In order to implement paging, you will need to use a query-expression instead of query and maintain some state somewhere that can be included in the query on each poll.
For example, if the documents have some value that increments you can store off that value in a bean and use the value in the next poll to get the next one.

Is using Mongo's shardCollection command from multiple clients safe?

I have multiple clients accessing a Mongo cluster. Sometimes they need to create new collections. They call ensureIndex before doing any inserts.
Now I want to shard these collections. I intended to make each client call shardCollection before inserting into a new collection. But the clients are not coordinated with one another, so several clients might call shardCollection on the same (new) collection at once. (They will check if the collection exists first, but there's an inevitable race condition.)
The Mongo shardCollection documentation says:
Warning: Do not run more than one shardCollection command on the same collection at the same time.
Does this mean I have to either coordinate the clients, or pre-create collections from a dedicated separate process? (The set of possible collections isn't finite, so pre-creating is hard.)
Or is there a way to make two parallel shardCollection calls safe? I can guarantee that:
The multiple calls to shardCollection will be identical (same shard key, etc).
Each app will wait for its own call to shardCollection to complete before doing any inserts.
Therefore, shardCollection will complete successfully at least once on an empty collection before any documents are inserted.
Finally, the Mongo shell command sh.shardCollection doesn't include the warning above. It's implemented in the Mongo shell, so my driver (reactivemongo) doesn't provide it. Does that mean it includes some logic I should duplicate?

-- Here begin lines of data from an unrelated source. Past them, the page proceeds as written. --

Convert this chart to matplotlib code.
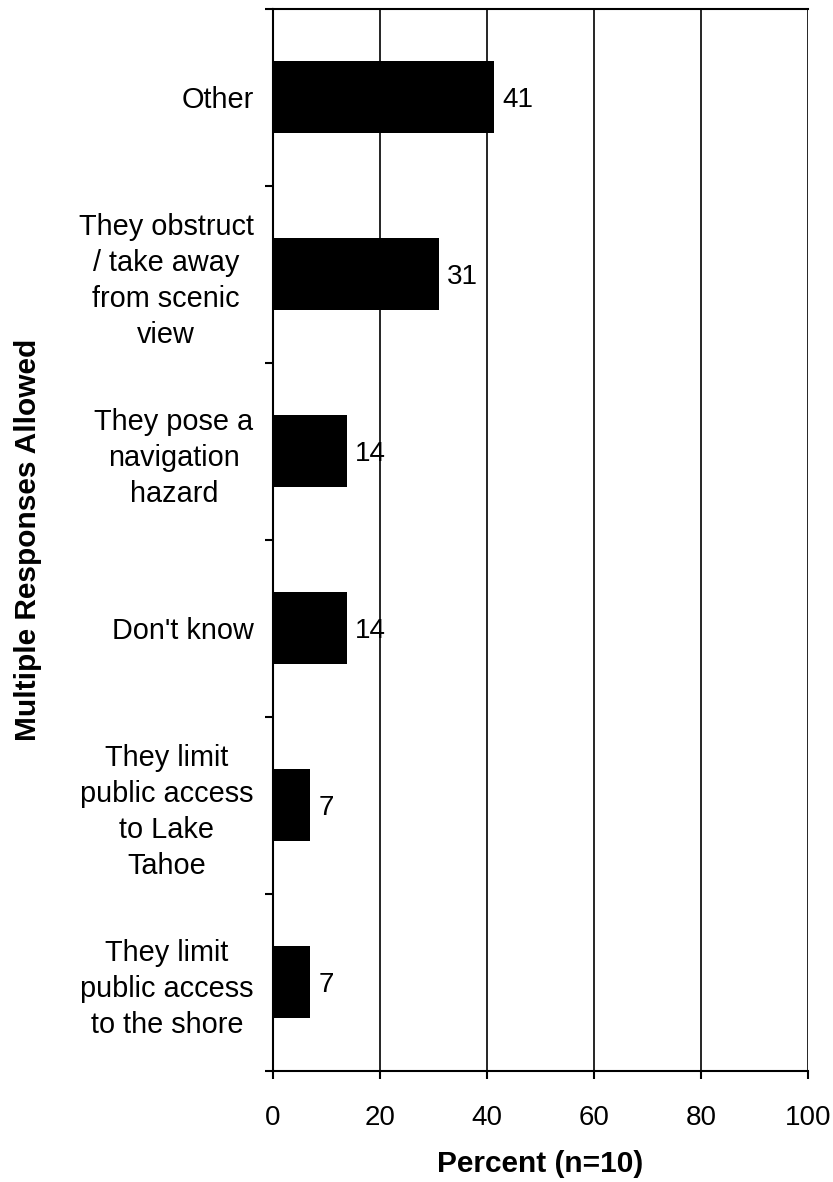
import matplotlib
matplotlib.use("Agg")
import matplotlib.pyplot as plt
import numpy as np

categories = [
    "Other",
    "They obstruct\n/ take away\nfrom scenic\nview",
    "They pose a\nnavigation\nhazard",
    "Don't know",
    "They limit\npublic access\nto Lake\nTahoe",
    "They limit\npublic access\nto the shore",
]
values = [41.4, 31.0, 13.8, 13.8, 6.9, 6.9]
value_labels = ["41", "31", "14", "14", "7", "7"]
xticks = [0, 20, 40, 60, 80, 100]
xlabel = "Percent (n=10)"
ylabel = "Multiple Responses Allowed"

plt.rcParams['font.family'] = ['Liberation Sans', 'DejaVu Sans']

W, H = 833, 1182
fig = plt.figure(figsize=(W / 100, H / 100), dpi=100)
left, right, top, bottom = 273, 808, 8.5, 1070.7
ax = fig.add_axes([left / W, 1 - bottom / H, (right - left) / W, (bottom - top) / H])

n = len(categories)
pos = np.arange(n) + 0.5
ax.barh(pos, values, height=0.405, color='black', zorder=3)
for p, v, lab in zip(pos, values, value_labels):
    ax.annotate(lab, (v, p), xytext=(6, 0), textcoords='offset points',
                ha='left', va='center_baseline', fontsize=20, zorder=4)

ax.set_xlim(0, 100)
ax.set_ylim(n, 0)
ax.set_xticks(xticks)
ax.set_xticklabels([str(t) for t in xticks], fontsize=20)
ax.tick_params(axis='x', direction='out', length=6, width=1.5, pad=18.5)

ax.set_yticks(pos)
ax.set_yticklabels(categories, fontsize=20.8, ha='right', multialignment='center')
for lab in ax.get_yticklabels():
    lab.set_linespacing(1.36)
ax.tick_params(axis='y', which='major', length=0, pad=14)
ax.set_yticks(np.arange(n + 1), minor=True)
ax.tick_params(axis='y', which='minor', direction='out', length=6, width=1.5)

for xv in xticks[1:]:
    ax.axvline(xv, color='black', lw=1.2, zorder=2)

for s in ['left', 'bottom', 'top']:
    ax.spines[s].set_linewidth(1.5)
    ax.spines[s].set_color('black')
ax.spines['right'].set_visible(False)

ax.set_xlabel(xlabel, fontsize=21.5, fontweight='bold', labelpad=14)
fig.text(28 / W, 1 - 539.6 / H, ylabel, rotation=90, ha='center', va='center',
         fontsize=21.5, fontweight='bold')

fig.savefig("out.png", dpi=100)
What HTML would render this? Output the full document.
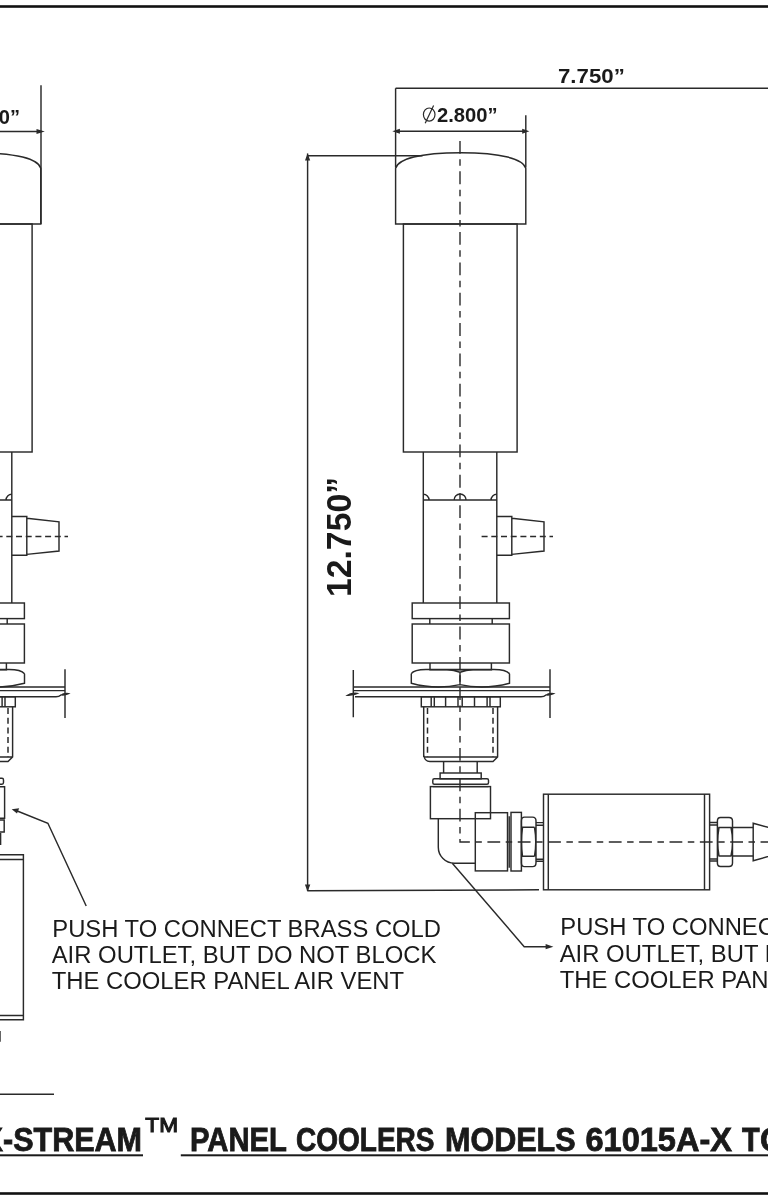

Rationale: my collections are logically partitioned by date and other parameters. That is, the collection name specifies a day and those other parameters. I create each collection I need, and call ensureIndex, before the first insert. This allows me to efficiently drop/backup/restore old collections.
Assuming you pass all the relevant checks (not capped, shard key passes, not a system collection etc.) then if you issue another shardCollection command you should just receive the message that the collection is already sharded (see here). If you guarantee that the commands will be the same (same shard key for each namespace), then you remove at least the competing requests race condition.
The big question is whether or not there might be a problematic race condition whereby the initial shardCollection command has not completed and you issue another identical command and the impact that might have - I think the only thing to do is test and see realistically. You may simply have to implement a check before allowing such a command to be run to avoid the race in the first place.
As for running the command, if the driver has not implemented a helper for you, then they usually implement a way to run a raw command. This is the case with reactivemongo (based on these docs), and if you look at the shell helper code (run without parentheses), you will note that it is just some quick sanity checks on arguments followed by a command call itself:
> sh.shardCollection
function ( fullName , key , unique ) {
sh._checkFullName( fullName )
assert( key , "need a key" )
assert( typeof( key ) == "object" , "key needs to be an object" )
var cmd = { shardCollection : fullName , key : key }
if ( unique )
cmd.unique = true;
return sh._adminCommand( cmd );
}
The string stored in the cmd variable is the piece you want when constructing your command (and note that it is then run against the admin database using the adminCommand helper).